Bearing Witness in the Wake of 2023
The book arrives at a moment of acute relevance. Following the events of October 7, 2023, and the devastation that ensued, the world’s gaze once again turned to Gaza—but briefly, and often reductively. What Barber offers is not a snapshot, but a mosaic—crafted over years of friendship, observation, and sorrow.
“No Way But Forward reminds us that Gazans are not just victims of war,” Barber insists. “They are survivors of life. They are poets, teachers, caretakers, and parents who navigate loss not with vengeance, but with an unshakable belief in moving forward.”

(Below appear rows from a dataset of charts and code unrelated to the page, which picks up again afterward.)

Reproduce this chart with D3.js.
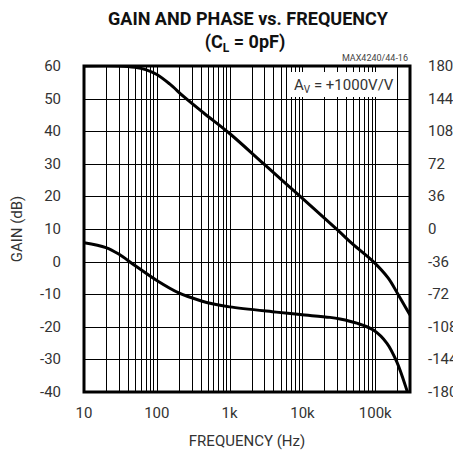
<!DOCTYPE html>
<html>
<head>
<meta charset="utf-8">
<script src="https://cdn.jsdelivr.net/npm/d3@7"></script>
<style>
    body { margin: 0; background: #fff; }
    svg { display: block; font-family: Roboto, "Liberation Sans", sans-serif; }
</style>
</head>
<body>
<svg id="chart" width="453" height="454"></svg>
<script>

//  Data

var gainFreq = [10, 30, 50, 70, 100, 150, 237, 445, 1000, 3000, 10000, 30000, 50000, 94000, 150000, 205000, 300000];
var gainDb   = [60, 60, 59.6, 58.9, 57.4, 54.5, 50.5, 45.5, 39.3, 29.8, 19.4, 9.8, 5.2, 0, -5, -10, -16.4];

var phaseFreq = [10, 20, 30, 50, 100, 200, 400, 600, 1000, 4370, 9270, 23900, 32800, 55700, 94200, 144000, 197000, 271000, 290000];
var phaseDeg  = [-15.1, -20.5, -27.7, -40.3, -56.9, -70.6, -79.2, -82.8, -86, -91.8, -94.5, -97.6, -99.4, -104, -111.6, -126, -146.5, -177.8, -185.4];

var freqTicks = [10, 100, 1000, 10000, 100000];
var freqLabels = ['10', '100', '1k', '10k', '100k'];
var gainTicks = [60, 50, 40, 30, 20, 10, 0, -10, -20, -30, -40];
var phaseTicks = [180, 144, 108, 72, 36, 0, -36, -72, -108, -144, -180];

var svg = d3.select('#chart');

var plot = { left: 84, right: 410, top: 66, bottom: 392 };

//  Scales

var scale = {
    freq: d3.scaleLog().domain([10, 300000]).range([plot.left, plot.right]),
    gain: d3.scaleLinear().domain([-40, 60]).range([plot.bottom, plot.top]),
    phase: d3.scaleLinear().domain([-180, 180]).range([plot.bottom, plot.top])
};

//  Grid: every 1..9 in each decade, every 10dB

var gridFreqs = [];
[10, 100, 1000, 10000, 100000].forEach(function(d) {
    for (var m = 1; m <= 9; m++) {
        if (d * m <= 300000) gridFreqs.push(d * m);
    }
});

var grid = svg.append('g').attr('stroke', '#000').attr('stroke-width', 1).attr('shape-rendering', 'crispEdges');

grid.selectAll('line.v')
    .data(gridFreqs)
    .enter().append('line')
    .attr('class', 'v')
    .attr('x1', function(d) { return Math.round(scale.freq(d)) + 0.5; })
    .attr('x2', function(d) { return Math.round(scale.freq(d)) + 0.5; })
    .attr('y1', plot.top)
    .attr('y2', plot.bottom);

grid.selectAll('line.h')
    .data(gainTicks)
    .enter().append('line')
    .attr('class', 'h')
    .attr('x1', plot.left)
    .attr('x2', plot.right)
    .attr('y1', function(d) { return Math.round(scale.gain(d)) + 0.5; })
    .attr('y2', function(d) { return Math.round(scale.gain(d)) + 0.5; });

//  Label box for the gain setting

svg.append('rect')
    .attr('x', 290).attr('y', 72)
    .attr('width', 104).attr('height', 25)
    .attr('fill', '#fff');

var av = svg.append('text')
    .attr('x', 294).attr('y', 90)
    .attr('font-size', 15)
    .attr('fill', '#333');
av.append('tspan').text('A');
av.append('tspan').attr('font-size', 10).attr('dy', 3).text('V');
av.append('tspan').attr('dy', -3).text(' = +1000V/V');

//  Curves

svg.append('clipPath').attr('id', 'clip')
    .append('rect')
    .attr('x', plot.left).attr('y', plot.top)
    .attr('width', plot.right - plot.left).attr('height', plot.bottom - plot.top);

var gainLine = d3.line()
    .x(function(d, i) { return scale.freq(gainFreq[i]); })
    .y(function(d) { return scale.gain(d); })
    .curve(d3.curveCatmullRom.alpha(0.5));

var phaseLine = d3.line()
    .x(function(d, i) { return scale.freq(phaseFreq[i]); })
    .y(function(d) { return scale.phase(d); })
    .curve(d3.curveCatmullRom.alpha(0.5));

svg.append('path')
    .datum(gainDb)
    .attr('clip-path', 'url(#clip)')
    .attr('fill', 'none').attr('stroke', '#000').attr('stroke-width', 3)
    .attr('d', gainLine);

svg.append('path')
    .datum(phaseDeg)
    .attr('clip-path', 'url(#clip)')
    .attr('fill', 'none').attr('stroke', '#000').attr('stroke-width', 3)
    .attr('d', phaseLine);

//  Frame

svg.append('rect')
    .attr('x', plot.left).attr('y', plot.top)
    .attr('width', plot.right - plot.left).attr('height', plot.bottom - plot.top)
    .attr('fill', 'none').attr('stroke', '#000').attr('stroke-width', 3);

//  Axes labels

svg.append('g').selectAll('text')
    .data(gainTicks)
    .enter().append('text')
    .attr('x', 61)
    .attr('y', function(d) { return scale.gain(d) + 5; })
    .attr('text-anchor', 'end')
    .attr('font-size', 15)
    .attr('fill', '#333')
    .text(function(d) { return d; });

svg.append('g').selectAll('text')
    .data(phaseTicks)
    .enter().append('text')
    .attr('x', 428)
    .attr('y', function(d) { return scale.phase(d) + 5; })
    .attr('font-size', 15)
    .attr('fill', '#333')
    .text(function(d) { return d; });

svg.append('g').selectAll('text')
    .data(freqTicks)
    .enter().append('text')
    .attr('x', function(d) { return scale.freq(d); })
    .attr('y', 418)
    .attr('text-anchor', 'middle')
    .attr('font-size', 15)
    .attr('fill', '#333')
    .text(function(d, i) { return freqLabels[i]; });

svg.append('text')
    .attr('x', 247).attr('y', 446)
    .attr('text-anchor', 'middle')
    .attr('font-size', 15)
    .attr('fill', '#333')
    .text('FREQUENCY (Hz)');

svg.append('text')
    .attr('transform', 'translate(22,229) rotate(-90)')
    .attr('text-anchor', 'middle')
    .attr('font-size', 15)
    .attr('fill', '#333')
    .text('GAIN (dB)');

svg.append('text')
    .attr('x', 408).attr('y', 61)
    .attr('text-anchor', 'end')
    .attr('font-size', 9)
    .attr('fill', '#444')
    .text('MAX4240/44-16');

//  Title

svg.append('text')
    .attr('x', 248).attr('y', 25)
    .attr('text-anchor', 'middle')
    .attr('font-size', 18)
    .attr('font-weight', 'bold')
    .attr('fill', '#111')
    .attr('textLength', 280)
    .attr('lengthAdjust', 'spacingAndGlyphs')
    .text('GAIN AND PHASE vs. FREQUENCY');

var sub = svg.append('text')
    .attr('x', 245).attr('y', 48)
    .attr('text-anchor', 'middle')
    .attr('font-size', 18)
    .attr('font-weight', 'bold')
    .attr('fill', '#111');
sub.append('tspan').text('(C');
sub.append('tspan').attr('font-size', 12).attr('dy', 4).text('L');
sub.append('tspan').attr('dy', -4).text(' = 0pF)');

</script>
</body>
</html>
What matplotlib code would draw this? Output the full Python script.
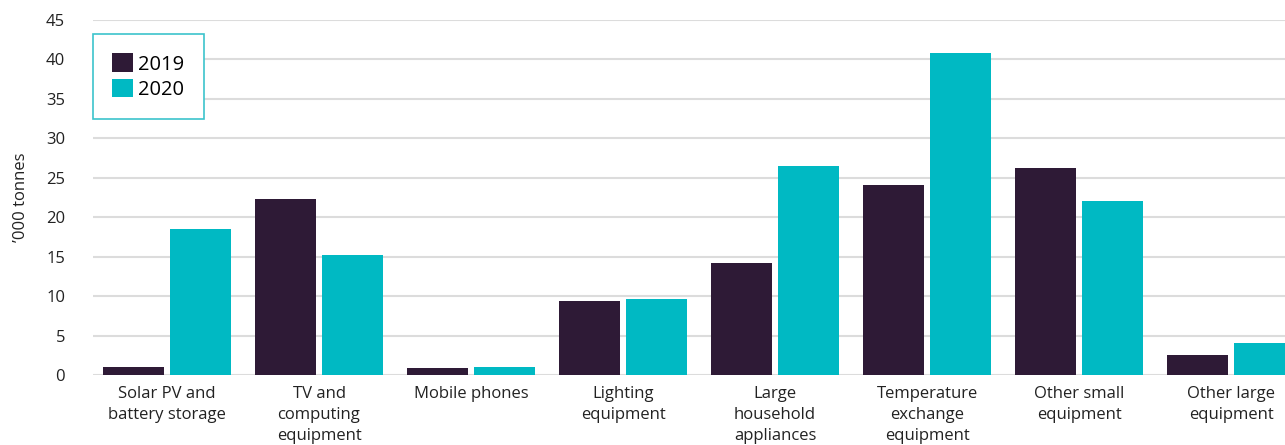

Now based in Washington, D.C., Barber continues his work as a senior fellow at the Institute for Palestine Studies and the Middle East Policy Council. He spends his days writing, mentoring, and photographing wildlife—a hobby sparked by a National Geographic expedition. But his heart, he admits, remains in Gaza.
He remains unmarried by choice, a decision that has afforded him the mobility to return year after year. “It is not a sacrifice,” he says simply. “It is a privilege.”
Through No Way But Forward, Brian K. Barber offers a bridge between cultures, conflict, compassion, statistics, and the stories that breathe beneath them.
Barber turns toward them in a world that often turns away from brutal truths. In doing so, he hands the microphone to voices that have been too long unheard, not to speak on their behalf but to stand beside them as they do.